***** SUPPLIED MATERIAL *****

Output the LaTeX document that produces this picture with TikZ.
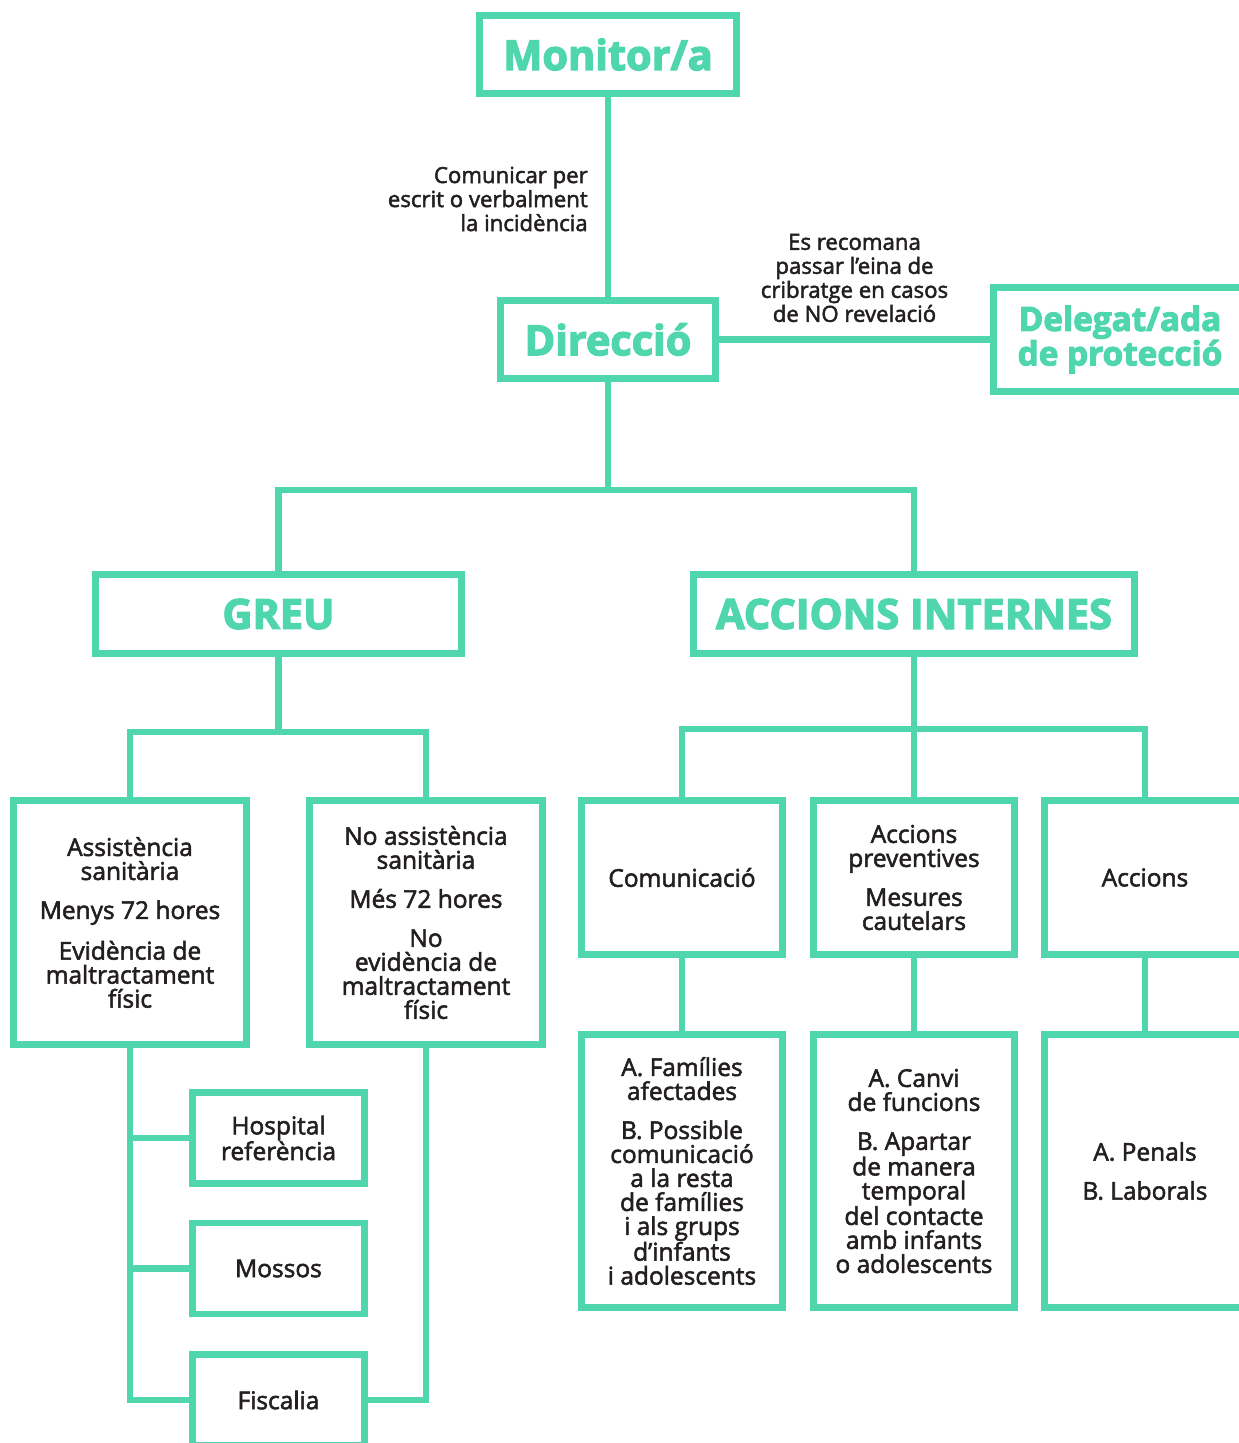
\documentclass[tikz,border=0pt]{standalone}
\usepackage{fontspec}
\setmainfont{Open Sans}
\newfontfamily\bodyfont{Open Sans}[FakeBold=2.2]
\newfontfamily\headfont{Open Sans}[BoldFeatures={FakeBold=3.2}]
\definecolor{mint}{HTML}{4FD6AD}
\definecolor{ink}{HTML}{231F20}

\begin{document}
\begin{tikzpicture}[x=1pt,y=-1pt,
  wire/.style={draw=mint,line width=6.5pt},
  box/.style={draw=mint,line width=6.5pt,rectangle,inner sep=0pt,align=center,text=ink,
    font=\bodyfont\fontsize{24.5}{24}\selectfont},
  title/.style={box,text=mint,font=\headfont\bfseries\fontsize{41.5}{40}\selectfont},
  note/.style={text=ink,inner sep=0pt,font=\bodyfont\fontsize{22.2}{24}\selectfont}]
% Page frame
\useasboundingbox (0,0) rectangle (1239,1443);
\clip (0,0) rectangle (1239,1443);
% Top of the chart
\node[title,minimum width=257pt,minimum height=78pt] (monitor) at (608,54.5) {Monitor/a};
\node[title,minimum width=215pt,minimum height=78pt] (direccio) at (608,339.5) {Direcció};
\node[title,font=\headfont\bfseries\fontsize{33.3}{32}\selectfont,minimum width=253pt,minimum height=104pt] (delegat) at (1120,339.5) {Delegat/ada\\de protecció};
\node[title,minimum width=366pt,minimum height=79pt] (greu) at (278.5,614) {GREU};
\node[title,minimum width=441pt,minimum height=79pt] (internes) at (914,614) {ACCIONS INTERNES};
% Serious cases
\node[box,minimum width=233pt,minimum height=244pt] (assist) at (130,922.5) {Assistència\\sanitària\\[15pt]Menys 72 hores\\[15pt]Evidència de\\maltractament\\físic};
\node[box,minimum width=233pt,minimum height=244pt] (noassist) at (426,922.5) {No assistència\\sanitària\\[15pt]Més 72 hores\\[15pt]No\\evidència de\\maltractament\\físic};
\node[box,minimum width=172pt,minimum height=91pt] (hospital) at (278.5,1138) {Hospital\\referència};
\node[box,minimum width=172pt,minimum height=91pt] (mossos) at (278.5,1268.5) {Mossos};
\node[box,minimum width=172pt,minimum height=91pt] (fiscalia) at (278.5,1400) {Fiscalia};
% Internal actions
\node[box,minimum width=201pt,minimum height=154pt] (comunica) at (682,877.5) {Comunicació};
\node[box,minimum width=201pt,minimum height=154pt] (prevent) at (914,877.5) {Accions\\preventives\\[15pt]Mesures\\cautelars};
\node[box,minimum width=201pt,minimum height=154pt] (accio) at (1145,877.5) {Accions};
\node[box,minimum width=201pt,minimum height=273pt] (families) at (682,1171) {A. Famílies\\afectades\\[15pt]B. Possible\\comunicació\\a la resta\\de famílies\\i als grups\\d’infants\\i adolescents};
\node[box,minimum width=201pt,minimum height=273pt] (canvi) at (914,1171) {A. Canvi\\de funcions\\[15pt]B. Apartar\\de manera\\temporal\\del contacte\\amb infants\\o adolescents};
\node[box,minimum width=201pt,minimum height=273pt] (penals) at (1145,1171) {A. Penals\\[15pt]B. Laborals};
% Links from the top
\draw[wire] (monitor) -- node[note,anchor=east,align=right,xshift=-17pt,yshift=-2pt] {Comunicar per\\escrit o verbalment\\la incidència} (direccio);
\draw[wire] (direccio) -- node[note,align=center,yshift=61.5pt] {Es recomana\\passar l’eina de\\cribratge en casos\\de NO revelació} (delegat);
\coordinate (fork) at (608,490);
\draw[wire] (direccio) -- (fork);
\draw[wire] (greu) |- (fork) -| (internes);
% Links under GREU
\coordinate (forkgreu) at (278.5,732);
\draw[wire] (greu) -- (forkgreu);
\draw[wire] (assist) |- (forkgreu) -| (noassist);
\draw[wire] (assist) |- (fiscalia);
\draw[wire] (hospital) -| (assist);
\draw[wire] (mossos) -| (assist);
\draw[wire] (noassist) |- (fiscalia);
% Links under ACCIONS INTERNES
\coordinate (forkint) at (914,729);
\draw[wire] (internes) -- (forkint);
\draw[wire] (comunica) |- (forkint) -| (accio);
\draw[wire] (forkint) -- (prevent);
\draw[wire] (comunica) -- (families);
\draw[wire] (prevent) -- (canvi);
\draw[wire] (accio) -- (penals);
\end{tikzpicture}
\end{document}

*****

→ GIVEN TASK
Every line above should be repeated exactly; pictures stay out of the copy.

→ REPLY
Output the LaTeX document that produces this picture with TikZ.
\documentclass[tikz,border=0pt]{standalone}
\usepackage{fontspec}
\setmainfont{Open Sans}
\newfontfamily\bodyfont{Open Sans}[FakeBold=2.2]
\newfontfamily\headfont{Open Sans}[BoldFeatures={FakeBold=3.2}]
\definecolor{mint}{HTML}{4FD6AD}
\definecolor{ink}{HTML}{231F20}

\begin{document}
\begin{tikzpicture}[x=1pt,y=-1pt,
  wire/.style={draw=mint,line width=6.5pt},
  box/.style={draw=mint,line width=6.5pt,rectangle,inner sep=0pt,align=center,text=ink,
    font=\bodyfont\fontsize{24.5}{24}\selectfont},
  title/.style={box,text=mint,font=\headfont\bfseries\fontsize{41.5}{40}\selectfont},
  note/.style={text=ink,inner sep=0pt,font=\bodyfont\fontsize{22.2}{24}\selectfont}]
% Page frame
\useasboundingbox (0,0) rectangle (1239,1443);
\clip (0,0) rectangle (1239,1443);
% Top of the chart
\node[title,minimum width=257pt,minimum height=78pt] (monitor) at (608,54.5) {Monitor/a};
\node[title,minimum width=215pt,minimum height=78pt] (direccio) at (608,339.5) {Direcció};
\node[title,font=\headfont\bfseries\fontsize{33.3}{32}\selectfont,minimum width=253pt,minimum height=104pt] (delegat) at (1120,339.5) {Delegat/ada\\de protecció};
\node[title,minimum width=366pt,minimum height=79pt] (greu) at (278.5,614) {GREU};
\node[title,minimum width=441pt,minimum height=79pt] (internes) at (914,614) {ACCIONS INTERNES};
% Serious cases
\node[box,minimum width=233pt,minimum height=244pt] (assist) at (130,922.5) {Assistència\\sanitària\\[15pt]Menys 72 hores\\[15pt]Evidència de\\maltractament\\físic};
\node[box,minimum width=233pt,minimum height=244pt] (noassist) at (426,922.5) {No assistència\\sanitària\\[15pt]Més 72 hores\\[15pt]No\\evidència de\\maltractament\\físic};
\node[box,minimum width=172pt,minimum height=91pt] (hospital) at (278.5,1138) {Hospital\\referència};
\node[box,minimum width=172pt,minimum height=91pt] (mossos) at (278.5,1268.5) {Mossos};
\node[box,minimum width=172pt,minimum height=91pt] (fiscalia) at (278.5,1400) {Fiscalia};
% Internal actions
\node[box,minimum width=201pt,minimum height=154pt] (comunica) at (682,877.5) {Comunicació};
\node[box,minimum width=201pt,minimum height=154pt] (prevent) at (914,877.5) {Accions\\preventives\\[15pt]Mesures\\cautelars};
\node[box,minimum width=201pt,minimum height=154pt] (accio) at (1145,877.5) {Accions};
\node[box,minimum width=201pt,minimum height=273pt] (families) at (682,1171) {A. Famílies\\afectades\\[15pt]B. Possible\\comunicació\\a la resta\\de famílies\\i als grups\\d’infants\\i adolescents};
\node[box,minimum width=201pt,minimum height=273pt] (canvi) at (914,1171) {A. Canvi\\de funcions\\[15pt]B. Apartar\\de manera\\temporal\\del contacte\\amb infants\\o adolescents};
\node[box,minimum width=201pt,minimum height=273pt] (penals) at (1145,1171) {A. Penals\\[15pt]B. Laborals};
% Links from the top
\draw[wire] (monitor) -- node[note,anchor=east,align=right,xshift=-17pt,yshift=-2pt] {Comunicar per\\escrit o verbalment\\la incidència} (direccio);
\draw[wire] (direccio) -- node[note,align=center,yshift=61.5pt] {Es recomana\\passar l’eina de\\cribratge en casos\\de NO revelació} (delegat);
\coordinate (fork) at (608,490);
\draw[wire] (direccio) -- (fork);
\draw[wire] (greu) |- (fork) -| (internes);
% Links under GREU
\coordinate (forkgreu) at (278.5,732);
\draw[wire] (greu) -- (forkgreu);
\draw[wire] (assist) |- (forkgreu) -| (noassist);
\draw[wire] (assist) |- (fiscalia);
\draw[wire] (hospital) -| (assist);
\draw[wire] (mossos) -| (assist);
\draw[wire] (noassist) |- (fiscalia);
% Links under ACCIONS INTERNES
\coordinate (forkint) at (914,729);
\draw[wire] (internes) -- (forkint);
\draw[wire] (comunica) |- (forkint) -| (accio);
\draw[wire] (forkint) -- (prevent);
\draw[wire] (comunica) -- (families);
\draw[wire] (prevent) -- (canvi);
\draw[wire] (accio) -- (penals);
\end{tikzpicture}
\end{document}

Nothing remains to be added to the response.